Gripe over. What about the music? Ironically, a Beethoven night is a return to Wood’ great days. At the start, the Proms set out to educate its audience, as well as entertain it – ands wasn’t this also the BBC’s remit when it started up? In those long gone days when music wasn’t readily available, one of the important features of the Proms was to play the great classics – in such things as Wagner Nights, Beethoven Nights (as well as giving all 9 Symphonies, the Choral usually featured on the penultimate night, a tradition which has now gone by the way) and so on – because one simply couldn’t hear them with anything approaching the regularity we can today. So one has to ask the question, do we really, in 2010, need a Beethoven Night? To fill the Albert Hall, yes perhaps; musically, I am less convinced.
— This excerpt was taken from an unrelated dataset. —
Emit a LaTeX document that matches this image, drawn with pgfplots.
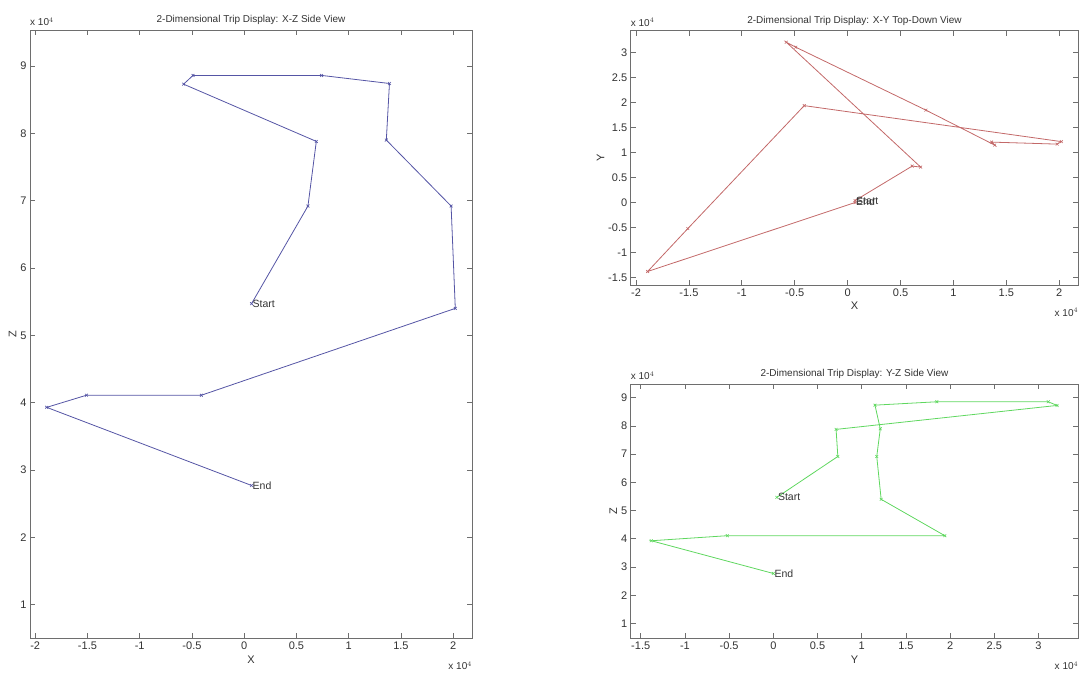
\documentclass[border=0pt]{standalone}
\usepackage{pgfplots}
\pgfplotsset{compat=1.18}
\usepackage{fontspec}
\setmainfont{Liberation Sans}
\definecolor{tripblue}{RGB}{85,85,165}
\definecolor{tripred}{RGB}{195,105,105}
\definecolor{tripgreen}{RGB}{95,215,95}
\definecolor{framegray}{RGB}{110,110,110}
\definecolor{txtgray}{RGB}{50,50,50}

\pgfplotstableread{
X Y Z
0.07 0.04 5.47
0.61 0.73 6.92
0.69 0.71 7.88
-0.58 3.21 8.73
-0.49 3.11 8.86
0.74 1.85 8.86
1.39 1.15 8.74
1.36 1.21 7.90
1.98 1.17 6.92
2.02 1.22 5.40
-0.41 1.94 4.11
-1.51 -0.52 4.11
-1.89 -1.38 3.93
0.07 0.00 2.77
}\trip

\tikzset{
  lbl/.style={font=\fontsize{10.5}{12}\selectfont, text=black!80},
  sc/.style={font=\fontsize{10}{12}\selectfont, text=txtgray},
}
\pgfplotsset{
  mlab/.style={
    scale only axis,
    clip=false,
    axis line style={framegray, line width=0.9pt},
    tick style={framegray, line width=0.8pt},
    major tick length=5pt,
    tick align=inside,
    xtick pos=both, ytick pos=both,
    ticklabel style={font=\fontsize{11}{13}\selectfont, text=txtgray},
    /pgf/number format/assume math mode=true,
    /pgf/number format/fixed,
    label style={font=\fontsize{11}{13}\selectfont, text=txtgray},
    title style={font=\fontsize{10}{12}\selectfont, text=txtgray, yshift=-4pt},
    xlabel style={yshift=1pt},
    ylabel style={yshift=-3pt},
    every axis plot/.append style={line width=0.8pt, mark=x, mark size=2pt, mark options={line width=0.6pt}},
    anchor=south west,
  },
}

\begin{document}
\begin{tikzpicture}
\path[use as bounding box] (0pt,0pt) rectangle (1091pt,672pt);

% Left: X-Z side view
\begin{axis}[mlab, at={(30pt,33.7pt)}, width=442pt, height=608pt,
  xmin=-2.05, xmax=2.18, ymin=0.5, ymax=9.53,
  xtick={-2,-1.5,...,2}, ytick={1,2,...,9},
  title={2-Dimensional Trip Display: X-Z Side View},
  xlabel={X}, ylabel={Z}]
\addplot[tripblue] table[x=X, y=Z] {\trip};
\node[lbl, anchor=west, inner sep=1pt] at (axis cs:0.07,5.47) {Start};
\node[lbl, anchor=west, inner sep=1pt] at (axis cs:0.07,2.77) {End};
\node[sc, anchor=south west, inner sep=0pt, yshift=4pt] at (rel axis cs:0,1) {x 10$^4$};
\node[sc, anchor=north east, inner sep=0pt, yshift=-23pt] at (rel axis cs:1,0) {x 10$^4$};
\end{axis}

% Top right: X-Y top-down view
\begin{axis}[mlab, at={(630.7pt,387pt)}, width=447.6pt, height=254.3pt,
  xmin=-2.05, xmax=2.18, ymin=-1.65, ymax=3.44,
  xtick={-2,-1.5,...,2}, ytick={-1.5,-1,...,3},
  title={2-Dimensional Trip Display: X-Y Top-Down View},
  xlabel={X}, ylabel={Y}]
\addplot[tripred] table[x=X, y=Y] {\trip};
\node[lbl, anchor=west, inner sep=1pt] at (axis cs:0.07,0.035) {Start};
\node[lbl, anchor=west, inner sep=1pt] at (axis cs:0.07,0.02) {End};
\node[sc, anchor=south west, inner sep=0pt, yshift=4pt] at (rel axis cs:0,1) {x 10$^4$};
\node[sc, anchor=north east, inner sep=0pt, yshift=-23pt] at (rel axis cs:1,0) {x 10$^4$};
\end{axis}

% Bottom right: Y-Z side view
\begin{axis}[mlab, at={(630.7pt,33.7pt)}, width=447.6pt, height=254.3pt,
  xmin=-1.613, xmax=3.45, ymin=0.47, ymax=9.49,
  xtick={-1.5,-1,...,3}, ytick={1,2,...,9},
  title={2-Dimensional Trip Display: Y-Z Side View},
  xlabel={Y}, ylabel={Z}]
\addplot[tripgreen] table[x=Y, y=Z] {\trip};
\node[lbl, anchor=west, inner sep=1pt] at (axis cs:0.04,5.47) {Start};
\node[lbl, anchor=west, inner sep=1pt] at (axis cs:0.00,2.77) {End};
\node[sc, anchor=south west, inner sep=0pt, yshift=4pt] at (rel axis cs:0,1) {x 10$^4$};
\node[sc, anchor=north east, inner sep=0pt, yshift=-23pt] at (rel axis cs:1,0) {x 10$^4$};
\end{axis}
\end{tikzpicture}
\end{document}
This season Paul Lewis is to be the first pianist ever to play all five of Beethoven’s Piano Concertos in one season. But why stop there? What about Beethoven’s own arrangement of his Violin Concerto as a Piano Concerto? Interestingly, John Lill told me that he had only recently given the American première of this, in California. And Beethoven’s Triple Concerto needs a piano as well. So I wonder exactly what the point of this concert actually was meant to be. Was it to help sell Lewis and Bělohlávek’s recent recordings of the five works? Certainly tonight, the programme sellers were pushing the CDs alongside the programmes. So we return to this concert.
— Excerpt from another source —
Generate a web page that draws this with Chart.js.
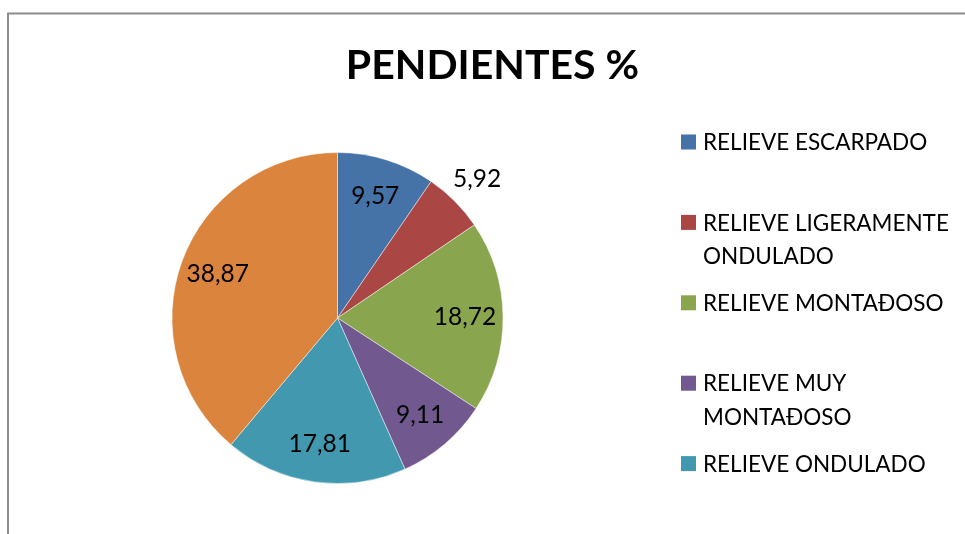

Bělohlávek’s performances of the two Overtures were very good indeed, even if he did lose some tension at the start of the Allegro in Egmont. Otherwise this was a superb performance full of drama and fire. The lighter Creatures of Prometheus had the requisite amount of humour and a fine nimble touch.~

For both of the Concerti, Bělohlávek pared down his orchestra and started the 1st Concerto with the most exquisite pianissimo I have ever heard in this hall. This was a performance full of classical sensibilities, restrained and poetic, but I found it failed to engage me. There’s not much to this music, and it needs a lot of help truly to bring it to life, and a performance as straight forward, one might say as straight-laced, as this isn’t what is required.
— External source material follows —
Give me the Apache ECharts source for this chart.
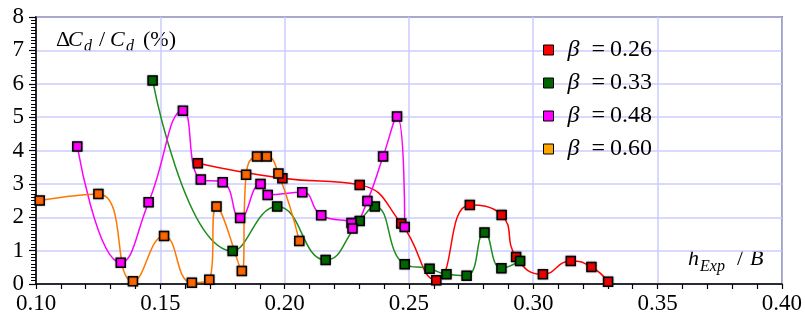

The 4th Concerto was a different matter. For the first time in several years I heard a superb interpretation of the first movement, where the structure felt right, and everything fell logically, and most satisfactorily, into place. The question and answer of the short slow movement was dramatic and winsome by turns and gave way to a finale full of high jinx. This was a slightly old fashioned performance with a slowing down for the lyrical music in the first movement and an amount of rubato – sometimes not welcome, I have to admit. But it well worth the trip to Kensington Gore for this alone.

Great things are expected from Lewis, and on the strength of the later work he’s on the right path in terms of interpretation, but  perhaps he needs to work on the earlier piece for it is easy to  see the first concerto as a hang over from the Mozart period.  It isn’t, it’s the start of something new and therefore it needs more work. But Lewis is on the right track and to have the potential for a major Beethovenian in our midst is good news indeed.